Today, the Republic of the Congo enjoys political stability and strong economic growth, as it enters a new phase of economic diversification to mitigate its dependency on oil

The Republic of the Congo is emerging as one of Central Africa’s leading nations, with more than a decade of government reforms introduced by President Denis Sassou Nguesso improving living standards and providing opportunities for both locals and international investors.

The country – which took its name from the Kongo Kingdom, one of central Africa’s great early empires – has gained a reputation as a peaceful, safe and prosperous nation. But getting to this point has taken extensive reforms, legislative changes and perseverance on the part of the country’s inhabitants and officials. Together, they have overcome numerous obstacles, including armed internal struggle and political instability, and relegated them to the past.

A French colony from 1891 to 1960, the Republic of the Congo, had a Marxist regime for more than a quarter of a century after it gained independence. During this period, it forged relations with the People’s Republic of China and the former Soviet Union amongst others.
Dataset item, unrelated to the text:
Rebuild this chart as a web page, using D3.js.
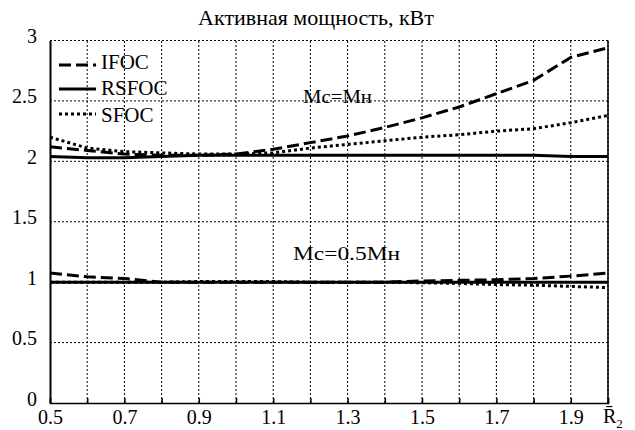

Current President Sassou Nguesso led the government from 1979 until 1992, when he introduced multi-party elections, and although he did not receive the largest share of the vote then, he returned to power in 1997 after replacing president Pascal Lissouba.

The country – which escaped a divisive civil war at the end of the 1990s – is now fast becoming the gateway to the Central African region. Challenges remain, not least overcoming the confusion caused when neighboring Zaire, a former Belgian colony, changed its name to the Democratic Republic of the Congo.
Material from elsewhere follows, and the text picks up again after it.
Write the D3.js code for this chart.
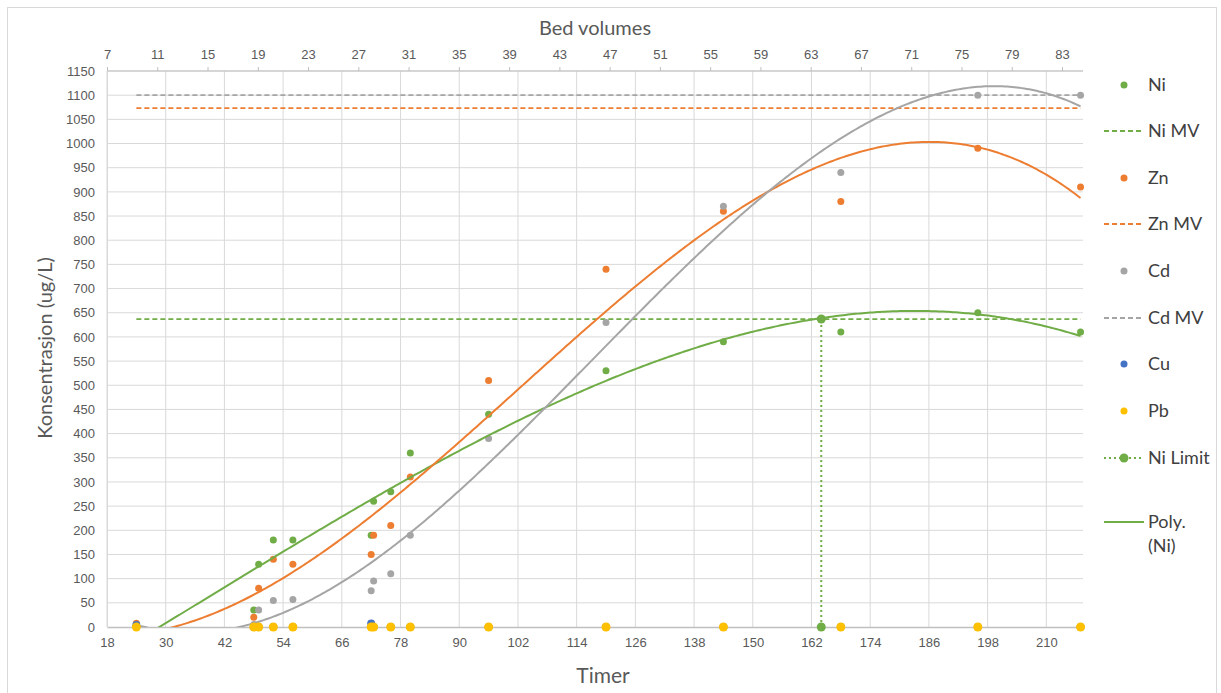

The two nations’ capitals are separated only by the Congo River, but are vastly different in terms of atmosphere, security and economy. To avoid such confusion, the Republic of the Congo is often called Congo-Brazzaville, adding the name of its capital after the hyphen, while the Democratic Republic of the Congo is often referred to by its acronym, D.R.C., or as Congo-Kinshasa.

Today, the Republic of the Congo is successfully building new alliances with international partners. Under the stewardship of President Sassou Nguesso, the country has grown to become one of Africa’s top five oil producers, attracting foreign investment and developing its industrial base. The country also enjoys a high literacy rate, thanks to free and compulsory education between the ages of six and 16.

It is also making the most of its geographical location by improving transportation links with neighbors including Cameroon, the Central African Republic, Gabon, and Angola’s exclave next door, Cabinda.

Social programs have been introduced as well. President Sassou Nguesso put in place a poverty reduction scheme in the early 2000s and a national development plan devised by the president, have helped to consolidate peace. It is such developments that paved the way for President Sassou Nguesso’s The Path to the Future vision.

The strategy aims to accelerate modernization and industrialization in the Republic of the Congo by ensuring wealth from an invigorated economy and natural resources are equitably shared. This will in turn set the stage for the Central African nation to emerge as a key player on the global economy.

In addition to oil, the Republic of the Congo’s key resources are the dense tropical forest that covers most of the country, fertile soil primed for agri-business, a young and educated population, and a wealth of mineral resources. Allied to such benefits is the Congo River, which forms the eastern and southern borders of the country and provides not just food but also vital transportation links and the ability to establish hydroelectric plants.

Growth is also being powered by the country’s skilled workforce. Primary education begins at the age of six and lasts for a further six years and includes instruction in agriculture and manual skills, as well as domestic science. Secondary-level education offers students vocational training and the ability to gain skills in academic and technical areas, as well as traditional general subjects and teacher training.

Institutions of higher learning include Marien Ngouabi University in Brazzaville, with numerous colleges and centers for technical training in operation. Such investment in education has resulted in a literacy rate that is significantly higher than most countries in sub-Saharan Africa.

Even as it moves forward, the equatorial nation remains keenly aware that oil production is on the wane and that it needs to make new discoveries or broaden its economic base – or both.

“We want to encourage companies to intensify oil exploration efforts in untapped areas,” Congolese Minister of Hydrocarbons, André Raphael Loemba, says. “Ours is a country of tremendous natural resources and a youthful population that can help maximize these resources.”

“Today Congo is open, a country of peace; there is no war. We have institutions that are stable and work very well. Our president has put policies in place to make investment here a win-win,” he adds, reflecting the country’s ambitions to develop into a highly attractive place for both local and international investors to do business.